EXERCISE DATA ::
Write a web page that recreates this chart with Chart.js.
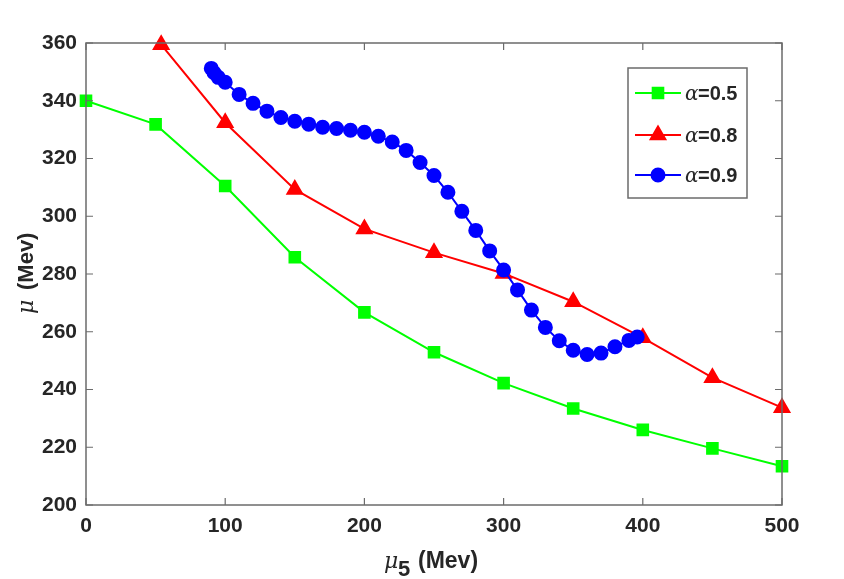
<!DOCTYPE html>
<html>
<head>
<meta charset="utf-8">
<script src="https://cdn.jsdelivr.net/npm/chart.js@4.4.0/dist/chart.umd.min.js"></script>
<style>
  html, body { margin: 0; padding: 0; background: #fff; }
  #wrap { width: 844px; height: 579px; }
</style>
</head>
<body>
<div id="wrap"><canvas id="myChart" width="844" height="579"></canvas></div>
<script>
/*** data */
const xTicks = [0, 100, 200, 300, 400, 500];
const yTicks = [200, 220, 240, 260, 280, 300, 320, 340, 360];

const mu5Green = [0, 50, 100, 150, 200, 250, 300, 350, 400, 450, 500];
const muGreen = [340, 331.8, 310.5, 285.8, 266.7, 252.9, 242.2, 233.4, 226, 219.6, 213.4];

const mu5Red = [54, 100, 150, 200, 250, 300, 350, 400, 450, 500];
const muRed = [359.4, 332.4, 309.3, 295.6, 287.4, 280.2, 270.4, 257.9, 244.1, 233.7];

const mu5Blue = [90, 92, 95, 100, 110, 120, 130, 140, 150, 160, 170, 180, 190, 200, 210, 220, 230,
  240, 250, 260, 270, 280, 290, 300, 310, 320, 330, 340, 350, 360, 370, 380, 390, 396];
const muBlue = [351.2, 349.7, 348.1, 346.4, 342.2, 339.1, 336.4, 334.2, 332.9, 331.9, 330.8, 330.4,
  329.8, 329.1, 327.7, 325.7, 322.8, 318.6, 314.1, 308.3, 301.7, 295.1, 288, 281.4, 274.5, 267.5,
  261.5, 256.9, 253.6, 252.1, 252.6, 254.8, 257, 258.2];

const legendNames = ['=0.5', '=0.8', '=0.9'];

function toPoints(xs, ys) {
  return xs.map((x, i) => ({ x: x, y: ys[i] }));
}

const axisColor = '#6b6b6b';
const textColor = '#262626';

/*** box, inward ticks, axis titles and legend like the matlab figure */
const matlabAxes = {
  id: 'matlabAxes',
  afterDraw(chart) {
    const c = chart.ctx;
    const a = chart.chartArea;
    const xs = chart.scales.x, ys = chart.scales.y;
    c.save();
    c.strokeStyle = axisColor;
    c.lineWidth = 1.5;
    c.strokeRect(a.left, a.top, a.right - a.left, a.bottom - a.top);
    c.lineWidth = 1.2;
    xTicks.forEach(v => {
      const px = xs.getPixelForValue(v);
      c.beginPath();
      c.moveTo(px, a.bottom); c.lineTo(px, a.bottom - 7);
      c.moveTo(px, a.top); c.lineTo(px, a.top + 7);
      c.stroke();
    });
    yTicks.forEach(v => {
      const py = ys.getPixelForValue(v);
      c.beginPath();
      c.moveTo(a.left, py); c.lineTo(a.left + 7, py);
      c.moveTo(a.right, py); c.lineTo(a.right - 7, py);
      c.stroke();
    });

    // x title: mu_5 (Mev)
    c.fillStyle = textColor;
    c.textBaseline = 'alphabetic';
    c.textAlign = 'left';
    c.font = 'italic 22px "DejaVu Serif"';
    c.fillText('\u03bc', 384, 568);
    c.font = 'bold 22px "Liberation Sans"';
    c.fillText('5', 398, 576);
    c.font = 'bold 23px "Liberation Sans"';
    c.fillText('(Mev)', 418, 568);

    // y title: mu (Mev)
    c.save();
    c.translate(33, 0);
    c.rotate(-Math.PI / 2);
    c.font = 'italic 22px "DejaVu Serif"';
    c.fillText('\u03bc', -314, 0);
    c.font = 'bold 22px "Liberation Sans"';
    c.fillText('(Mev)', -290, 0);
    c.restore();

    // legend
    const lx = 628, ly = 68, lw = 119, lh = 130;
    c.fillStyle = '#fff';
    c.fillRect(lx, ly, lw, lh);
    c.strokeStyle = axisColor;
    c.lineWidth = 1.5;
    c.strokeRect(lx, ly, lw, lh);
    const rowY = [93, 135, 175];
    chart.data.datasets.forEach((ds, i) => {
      const y = rowY[i];
      c.strokeStyle = ds.borderColor;
      c.lineWidth = 2;
      c.beginPath();
      c.moveTo(635, y); c.lineTo(681, y);
      c.stroke();
      Chart.helpers.drawPoint(c, {
        pointStyle: ds.pointStyle,
        radius: ds.pointRadius,
        rotation: 0,
        borderWidth: 1
      }, 658, y);
      c.fillStyle = ds.backgroundColor;
      c.fill();
      c.fillStyle = textColor;
      c.font = 'italic 20px "DejaVu Serif"';
      c.fillText('\u03b1', 685, y + 7);
      c.font = 'bold 20px "Liberation Sans"';
      c.fillText(legendNames[i], 698, y + 7);
    });
    c.restore();
  }
};

const ctx = document.getElementById('myChart').getContext('2d');
const chart = new Chart(ctx, {
  type: 'scatter',
  data: {
    datasets: [{
      data: toPoints(mu5Green, muGreen),
      borderColor: '#00ff00',
      backgroundColor: '#00ff00',
      pointStyle: 'rect',
      pointRadius: 7.5,
      borderWidth: 2,
      showLine: true,
      order: 2
    }, {
      data: toPoints(mu5Red, muRed),
      borderColor: '#ff0000',
      backgroundColor: '#ff0000',
      pointStyle: 'triangle',
      pointRadius: 8.5,
      borderWidth: 2,
      showLine: true,
      order: 1
    }, {
      data: toPoints(mu5Blue, muBlue),
      borderColor: '#0000ff',
      backgroundColor: '#0000ff',
      pointStyle: 'circle',
      pointRadius: 6.5,
      borderWidth: 2,
      showLine: true,
      order: 0
    }]
  },
  options: {
    responsive: false,
    animation: false,
    clip: false,
    layout: { padding: { left: 0, right: 62, top: 43, bottom: 0 } },
    plugins: {
      legend: { display: false },
      tooltip: { enabled: false }
    },
    elements: { line: { tension: 0 }, point: { borderWidth: 1 } },
    scales: {
      x: {
        type: 'linear',
        min: 0, max: 500,
        afterBuildTicks: s => { s.ticks = xTicks.map(v => ({ value: v })); },
        afterFit: s => { s.height = 74; },
        grid: { display: false, drawTicks: false },
        border: { display: false },
        ticks: {
          color: textColor,
          padding: 9,
          maxRotation: 0,
          font: { family: 'Liberation Sans', size: 21, weight: 'bold' }
        }
      },
      y: {
        min: 200, max: 360,
        afterBuildTicks: s => { s.ticks = yTicks.map(v => ({ value: v })); },
        afterFit: s => { s.width = 86; },
        grid: { display: false, drawTicks: false },
        border: { display: false },
        ticks: {
          color: textColor,
          padding: 9,
          font: { family: 'Liberation Sans', size: 21, weight: 'bold' }
        }
      }
    }
  },
  plugins: [matlabAxes]
});
</script>
</body>
</html>
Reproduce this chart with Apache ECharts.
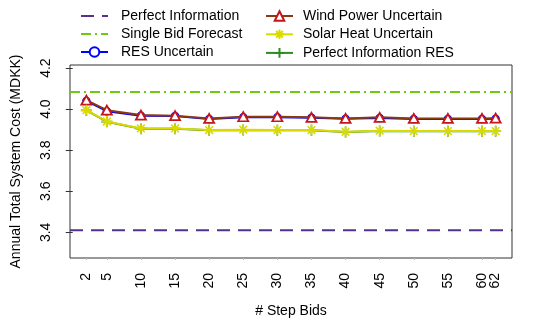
<!DOCTYPE html>
<html>
<head>
<meta charset="utf-8">
<script src="https://cdn.jsdelivr.net/npm/echarts@6/dist/echarts.min.js"></script>
<style>html,body{margin:0;padding:0;background:#fff}#c{width:550px;height:327px}</style>
</head>
<body>
<div id="c"></div>
<script>
// ---- data ----
var steps = [2, 5, 10, 15, 20, 25, 30, 35, 40, 45, 50, 55, 60, 62];
var xTickLabels = [2, 5, 10, 15, 20, 25, 30, 35, 40, 45, 50, 55, 60, 62];
var yTickLabels = [3.4, 3.6, 3.8, 4.0, 4.2];
var perfectInformation = 3.41;
var singleBidForecast = 4.083;
var resUncertain     = [4.040, 3.990, 3.968, 3.966, 3.952, 3.960, 3.961, 3.958, 3.953, 3.957, 3.952, 3.952, 3.952, 3.953];
var windUncertain    = [4.044, 3.995, 3.971, 3.968, 3.955, 3.963, 3.963, 3.960, 3.955, 3.960, 3.955, 3.955, 3.955, 3.956];
var solarUncertain   = [3.995, 3.940, 3.906, 3.906, 3.898, 3.900, 3.898, 3.898, 3.890, 3.895, 3.893, 3.893, 3.893, 3.893];
var perfectInfoRES   = [3.994, 3.939, 3.905, 3.905, 3.897, 3.899, 3.897, 3.897, 3.889, 3.894, 3.892, 3.892, 3.892, 3.892];

var xMin = -0.4, xMax = 64.4, yMin = 3.275, yMax = 4.215;

function pairs(xs, ys) { return xs.map(function (x, i) { return [x, ys[i]]; }); }
function hline(v) { return [[xMin, v], [xMax, v]]; }

var FONT = 'Liberation Sans, Arial, sans-serif';
var FS = 14;
var starPath = 'path://M0,5L10,5M5,0L5,10M1.5,1.5L8.5,8.5M8.5,1.5L1.5,8.5';
var plusPath = 'path://M0,5L10,5M5,0L5,10';

// the last two ticks (60, 62) sit close together; put the last one on a twin axis so both show
var xTicksMain = xTickLabels.slice(0, -1);
var xTicksLast = xTickLabels.slice(-1);

function xAxisBase(ticks, withName) {
  return {
    type: 'value', min: xMin, max: xMax, position: 'bottom', offset: 0,
    name: withName ? '# Step Bids' : '', nameLocation: 'middle', nameGap: 46,
    nameTextStyle: {fontFamily: FONT, fontSize: FS, color: '#000'},
    axisLine: {show: false},
    splitLine: {show: false},
    axisTick: {show: true, length: 2, lineStyle: {color: '#bbb'}, customValues: ticks},
    axisLabel: {rotate: 90, margin: 15, fontFamily: FONT, fontSize: FS, color: '#000', customValues: ticks,
      hideOverlap: false}
  };
}

var chart = echarts.init(document.getElementById('c'), null, {renderer: 'canvas'});
chart.setOption({
  animation: false,
  textStyle: {fontFamily: FONT},
  grid: {left: 70, right: 38, top: 65, bottom: 69, show: true, borderColor: '#333', borderWidth: 1, backgroundColor: 'transparent'},
  legend: [
    {
      orient: 'vertical', left: 80, top: 9, padding: 0, itemWidth: 27, itemHeight: 12, itemGap: 4,
      textStyle: {fontFamily: FONT, fontSize: FS, color: '#000', padding: [0, 0, 0, 8]},
      data: ['Perfect Information', 'Single Bid Forecast', 'RES Uncertain']
    },
    {
      orient: 'vertical', left: 265, top: 9, padding: 0, itemWidth: 27, itemHeight: 12, itemGap: 4,
      textStyle: {fontFamily: FONT, fontSize: FS, color: '#000', padding: [0, 0, 0, 5]},
      data: ['Wind Power Uncertain', 'Solar Heat Uncertain', 'Perfect Information RES']
    }
  ],
  xAxis: [xAxisBase(xTicksMain, true), xAxisBase(xTicksLast, false)],
  yAxis: {
    type: 'value', min: yMin, max: yMax,
    name: 'Annual Total System Cost (MDKK)', nameLocation: 'middle', nameGap: 47,
    nameTextStyle: {fontFamily: FONT, fontSize: FS, color: '#000'},
    axisLine: {show: false},
    splitLine: {show: false},
    axisTick: {show: true, length: 7, lineStyle: {color: '#333'}, customValues: yTickLabels},
    axisLabel: {rotate: 90, margin: 17, fontFamily: FONT, fontSize: FS, color: '#000', customValues: yTickLabels,
      hideOverlap: false, formatter: function (v) { return v.toFixed(1); }}
  },
  series: [
    {
      name: 'Perfect Information', type: 'line', data: hline(perfectInformation), symbol: 'none',
      color: '#54308f', lineStyle: {color: '#54308f', width: 2, type: [13, 8]},
      itemStyle: {color: 'transparent', borderColor: 'transparent', borderWidth: 0}, z: 2
    },
    {
      name: 'Single Bid Forecast', type: 'line', data: hline(singleBidForecast), symbol: 'none',
      color: '#6fc90e', lineStyle: {color: '#6fc90e', width: 2, type: [10, 4, 2, 4]},
      itemStyle: {color: 'transparent', borderColor: 'transparent', borderWidth: 0}, z: 2
    },
    {
      name: 'RES Uncertain', type: 'line', data: pairs(steps, resUncertain),
      symbol: 'circle', symbolSize: 7, color: '#0000ff',
      lineStyle: {color: '#0000ff', width: 2},
      itemStyle: {color: '#fff', borderColor: '#0000ff', borderWidth: 1.5}, z: 3
    },
    {
      name: 'Wind Power Uncertain', type: 'line', data: pairs(steps, windUncertain),
      symbol: 'triangle', symbolSize: [10, 9], color: '#8b3a10',
      lineStyle: {color: '#8b3a10', width: 2},
      itemStyle: {color: '#fff', borderColor: '#c4161c', borderWidth: 1.8}, z: 4
    },
    {
      name: 'Perfect Information RES', type: 'line', data: pairs(steps, perfectInfoRES),
      symbol: plusPath, symbolSize: 11, color: '#2e8b22',
      lineStyle: {color: '#2e8b22', width: 2},
      itemStyle: {color: 'none', borderColor: '#2e8b22', borderWidth: 1.6}, z: 5
    },
    {
      name: 'Solar Heat Uncertain', type: 'line', data: pairs(steps, solarUncertain),
      symbol: starPath, symbolSize: 11, color: '#dada00',
      lineStyle: {color: '#dada00', width: 2},
      itemStyle: {color: 'none', borderColor: '#dada00', borderWidth: 1.6}, z: 6
    }
  ]
});
</script>
</body>
</html>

WHAT YOU WILL DO ::
A single figure is required: the number of lines above in which the word "this" occurs.

COMPLETE RESPONSE ::
2